Although better known for its 400 year old winter market – the largest gathering of indigenous Sami people from across the Nordic countries– the town of Jokkmokk, just a few miles north of the Arctic Circle, in northern Sweden, is also hosting an international conference on climate change this week, mainly aimed at young people.
The biggest Nordic winter festival kicked off yesterday in the tiny Lappland town of Jokkmokk – just north of the Arctic Circle, It’s also the most important gathering of indigenous Sami people in northern Europe, culminating on Sunday with Sami national day.

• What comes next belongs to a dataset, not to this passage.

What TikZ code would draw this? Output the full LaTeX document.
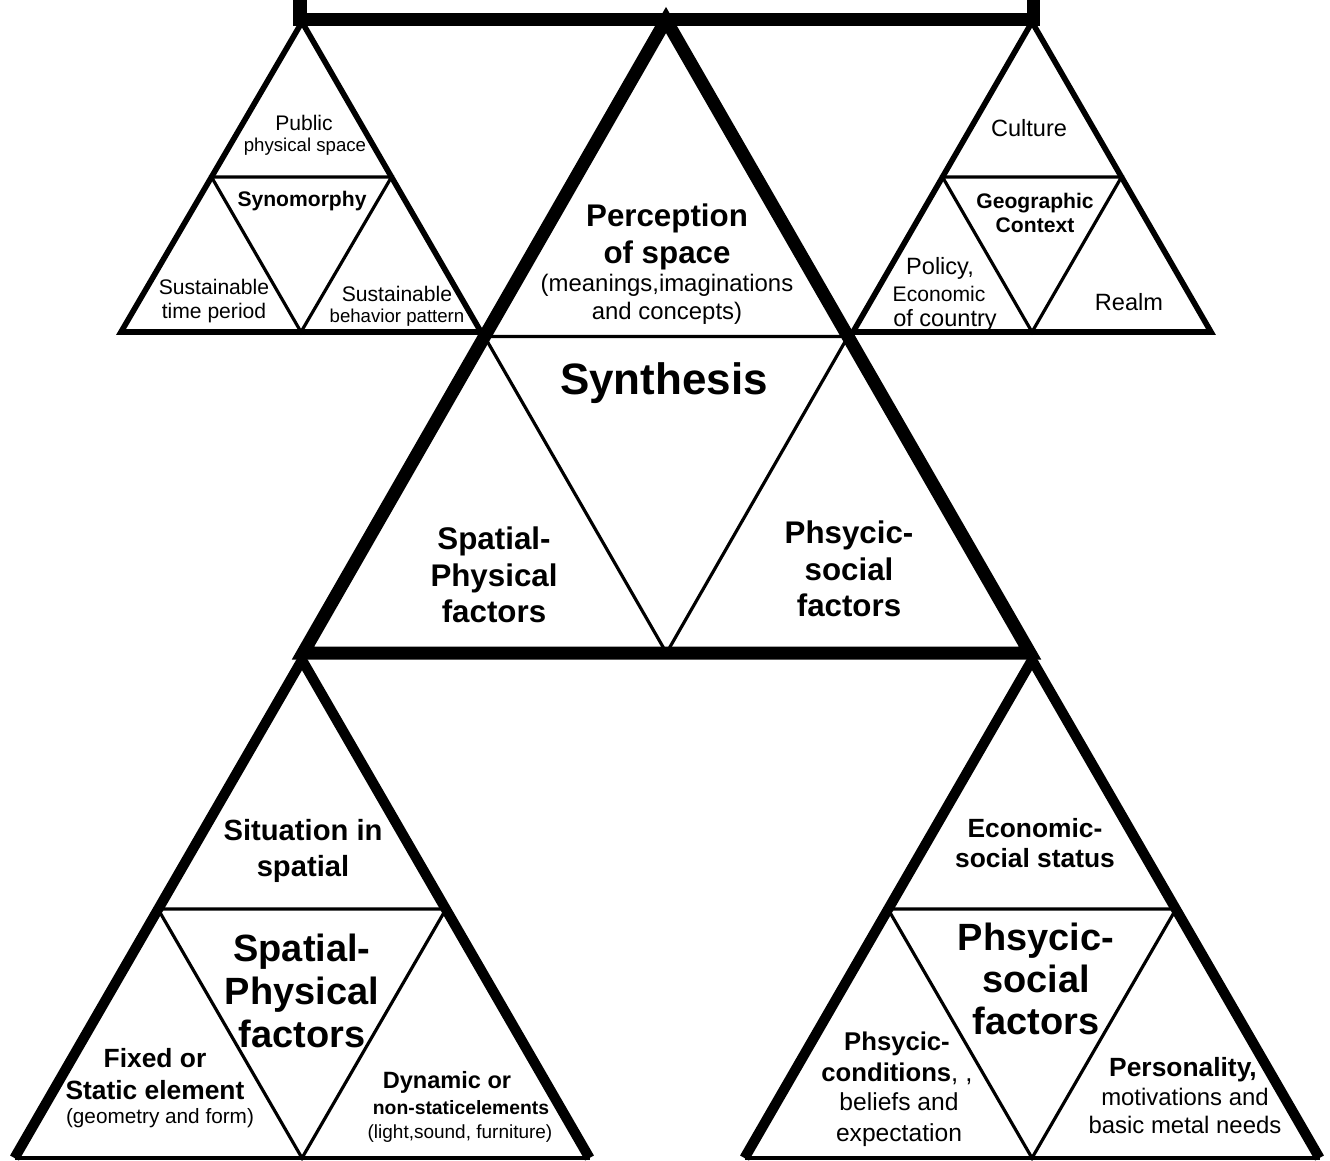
\documentclass[tikz,border=0pt]{standalone}
\usepackage{fontspec}
\setmainfont{Liberation Sans}
\newcommand\setfs[2]{\fontsize{#1}{#2}\selectfont}

\begin{document}
\begin{tikzpicture}
            [
                x=0.01cm, y=-0.01cm,
                heavy/.style={line width=3.7pt},
                rim/.style={line width=2.9pt},
                edge/.style={line width=1.6pt},
                inner/.style={line width=0.9pt},
                lbl/.style={align=center, inner sep=0pt}
            ]
            \useasboundingbox (0,0) rectangle (1330,1160);
            \clip (0,0) rectangle (1330,1160);

            \coordinate (boxtl) at (300,-40);
            \coordinate (boxbl) at (300,19);
            \coordinate (boxbr) at (1033,19);
            \coordinate (boxtr) at (1033,-40);

            \coordinate (bigtop) at (666,20);
            \coordinate (bigleft) at (303,653);
            \coordinate (bigright) at (1030,653);
            \coordinate (bigml) at (484.5,336.5);
            \coordinate (bigmr) at (848,336.5);
            \coordinate (bigmb) at (666.5,653);

            \coordinate (tltop) at (302,22);
            \coordinate (tlleft) at (121,332);
            \coordinate (tlright) at (481,332);
            \coordinate (tlml) at (211.5,177);
            \coordinate (tlmr) at (391.5,177);
            \coordinate (tlmb) at (301,332);

            \coordinate (trtop) at (1032,22);
            \coordinate (trleft) at (853,332);
            \coordinate (trright) at (1211,332);
            \coordinate (trml) at (942.5,177);
            \coordinate (trmr) at (1121.5,177);
            \coordinate (trmb) at (1032,332);

            \coordinate (bltop) at (302,660);
            \coordinate (blleft) at (14.5,1158);
            \coordinate (blright) at (589.5,1158);
            \coordinate (blml) at (158,909);
            \coordinate (blmr) at (446,909);
            \coordinate (blmb) at (302,1158);

            \coordinate (brtop) at (1032,660);
            \coordinate (brleft) at (744.5,1158);
            \coordinate (brright) at (1319.5,1158);
            \coordinate (brml) at (888,909);
            \coordinate (brmr) at (1176,909);
            \coordinate (brmb) at (1032,1158);

            \draw[heavy] (boxtl) -- (boxbl) -- (boxbr) -- (boxtr);

            \draw[inner] (bigml) -- (bigmr) -- (bigmb) -- cycle;
            \draw[heavy] (bigtop) -- (bigleft) -- (bigright) -- cycle;

            \draw[inner] (tlml) -- (tlmr) -- (tlmb) -- cycle;
            \draw[edge] (tltop) -- (tlleft) -- (tlright) -- cycle;

            \draw[inner] (trml) -- (trmr) -- (trmb) -- cycle;
            \draw[edge] (trtop) -- (trleft) -- (trright) -- cycle;

            \draw[inner] (blml) -- (blmr) -- (blmb) -- cycle;
            \draw[inner] (blleft) -- (blright);
            \draw[rim] (blleft) -- (bltop) -- (blright);

            \draw[inner] (brml) -- (brmr) -- (brmb) -- cycle;
            \draw[inner] (brleft) -- (brright);
            \draw[rim] (brleft) -- (brtop) -- (brright);

            \node[lbl, font=\setfs{6}{7}] (pubA) at (304,123) {Public};
            \node[lbl, font=\setfs{5.3}{6}] (pubB) at (305,147) {physical space};
            \node[lbl, font=\setfs{6}{7}\bfseries] (synomorphy) at (302,201) {Synomorphy};
            \node[lbl, font=\setfs{6}{7}] (timeperiod) at (214,301) {Sustainable\\time period};
            \node[lbl, font=\setfs{6}{7}] (behaviorA) at (397,294) {Sustainable};
            \node[lbl, font=\setfs{5.3}{6}] (behaviorB) at (397,318) {behavior pattern};

            \node[lbl, font=\setfs{6.7}{7.5}] (culture) at (1029,128) {Culture};
            \node[lbl, font=\setfs{6}{6.8}\bfseries] (geo) at (1035,213) {Geographic\\Context};
            \node[lbl, font=\setfs{6.7}{7.5}] (policyA) at (940,268) {Policy,};
            \node[lbl, font=\setfs{6}{7}] (policyB) at (939,294) {Economic};
            \node[lbl, font=\setfs{6.7}{7.5}] (policyC) at (945,320) {of country};
            \node[lbl, font=\setfs{6.7}{7.5}] (realm) at (1129,302) {Realm};

            \node[lbl, font=\setfs{8.9}{10.5}\bfseries] (perception) at (667,237) {Perception\\of space};
            \node[lbl, font=\setfs{6.8}{8}] (meanings) at (667,299) {(meanings,imaginations\\and concepts)};
            \node[lbl, font=\setfs{12.5}{14}\bfseries] (synthesis) at (664,383) {Synthesis};
            \node[lbl, font=\setfs{8.9}{10.3}\bfseries] (spatialmid) at (494,575) {Spatial-\\Physical\\factors};
            \node[lbl, font=\setfs{8.9}{10.3}\bfseries] (socialmid) at (849,569) {Phsycic-\\social\\factors};

            \node[lbl, font=\setfs{8.3}{10}\bfseries] (situation) at (303,851) {Situation in\\spatial};
            \node[lbl, font=\setfs{10.8}{12.2}\bfseries] (spatialbig) at (302,991) {Spatial-\\Physical\\factors};
            \node[lbl, font=\setfs{7.5}{9}\bfseries] (fixed) at (155,1074) {Fixed or\\Static element};
            \node[lbl, font=\setfs{5.9}{7}] (geometry) at (160,1118) {(geometry and form)};
            \node[lbl, font=\setfs{6.7}{7.5}\bfseries] (dynamicA) at (447,1082) {Dynamic or};
            \node[lbl, font=\setfs{5.5}{7}\bfseries] (dynamicB) at (461,1108) {non-staticelements};
            \node[lbl, font=\setfs{5.4}{7}] (dynamicC) at (460,1134) {(light,sound, furniture)};

            \node[lbl, font=\setfs{7.5}{8.5}\bfseries] (economic) at (1035,843) {Economic-\\social status};
            \node[lbl, font=\setfs{10.8}{12}\bfseries] (socialbig) at (1036,979) {Phsycic-\\social\\factors};
            \node[lbl, font=\setfs{7.3}{8.8}\bfseries] (conditions) at (897,1058) {Phsycic-\\conditions{\mdseries, ,}};
            \node[lbl, font=\setfs{7}{8.8}] (beliefs) at (899,1120) {beliefs and\\expectation};
            \node[lbl, font=\setfs{7.5}{8.5}\bfseries] (personality) at (1183,1070) {Personality,};
            \node[lbl, font=\setfs{6.8}{7.8}] (motivations) at (1185,1111) {motivations and\\basic metal needs};
\end{tikzpicture}
\end{document}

And this year, in addition to the traditional Sami market – with its bustling trade in reindeer meat and handicrafts – the town is also hosting an international conference on climate change in the Arctic.
The district was the first in northern Sweden to sign up to EU targets for 20 percent cuts in greenhouse emissions and a 20 percent increase in energy efficiency and renewable energy within the next decade.
Jokkmokk district already provides 16 per cent of Sweden’s hydroelectric power or close to 7 percent of the country’s total electricity production
“In this Arctic and sub-Arctic region we will have to face temperature rises up to 4 to 6 degrees Celsius compared to pre industrial times,” Jokkmokk Council’s environmental strategist, Wolfgang Mehl, told Radio Sweden.
“This will cause very big changes for business, tourism, agriculture and the traditional lifestyle of the Sami people. Our politicians are well aware of this.”
Helena Omma, is head of the Sami youth organisation, Saminourra, and works on a sustainable reindeer husbandry project. She says warmer winters pose a major threat to the reindeer meat industry.
“We’ll get more thawing and freezing periods – that leaves layers of ice in the snow that makes it difficult for the reindeer to dig through to get food. That can cause them to starve,” she said.
“One adapting strategy used to be to let the animals spread wider and eat tree lichen on spruce and pine trees but now with more intensive forestry there’s less and less lichen around.”
Meteorologist and climate change expert, Pär Holmgren, told a packed room, of mainly students and young environmental activists, that although the situation in the Arctic has never been so serious – with unprecedented levels of melting ice – there is an opportunity for change in the coming decades.
“This is a very slow process and all the climate change scenarios work on the presumption that mankind will not do anything about it,” he said.
“And this generation of young people growing up is the first to know that there is a climate change problem. Just remember, we’re not borrowing resources from the future – we’re stealing your future.”